At least I had the will to stay away from part two.

user-inactivated  ·  3804 days ago  ·  link  ·  

Also fuck Nolan and his genius idea to release low-level thought movies in the Summer season, when there are zero-thought movies, and being hailed as the messiah of shitty sci-fi-ish films.

    "Its a device Morty, that when you put it in your ear, you can enter people's dreams Morty. Its just like that movie that you keep crowing about."

    "You're talking about Inception?"

    "That's Right Morty! This is gonna be a lot like that. Except you know. Its gonna make sense."

    "Inception made sense!"

    "You don't have to try to impress me Morty."
---
    “[This dream is] like Inception, Morty, so if it’s confusing and stupid then so is everyone’s favorite movie”

And screw the Dark Knight Rises, holy crap.

Edit: b_b, just saw your comment, we are very close in thought when it comes to films, apparently.

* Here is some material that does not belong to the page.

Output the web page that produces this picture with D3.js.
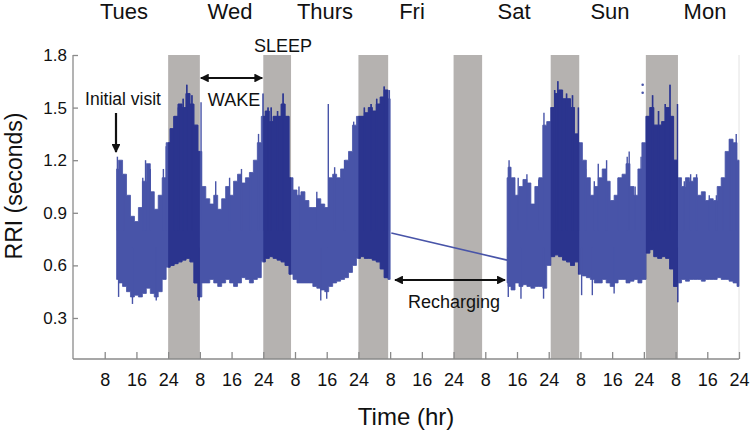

ButterflyEffect  ·  3804 days ago  ·  link  ·  

    And screw the Dark Knight Rises, holy crap.

Dear lord. I had to see that movie twice in theaters because my girlfriend at the time loved it. And then again after that when people got it on DVD. I didn't enjoy that movie at all, there were a ton of plotholes and the entire storyline was meh at best. However, I will admit to really enjoying The Dark Knight, but that's about it as far as Nolan goes. I think that's more because Heath Ledger absolutely nailed it.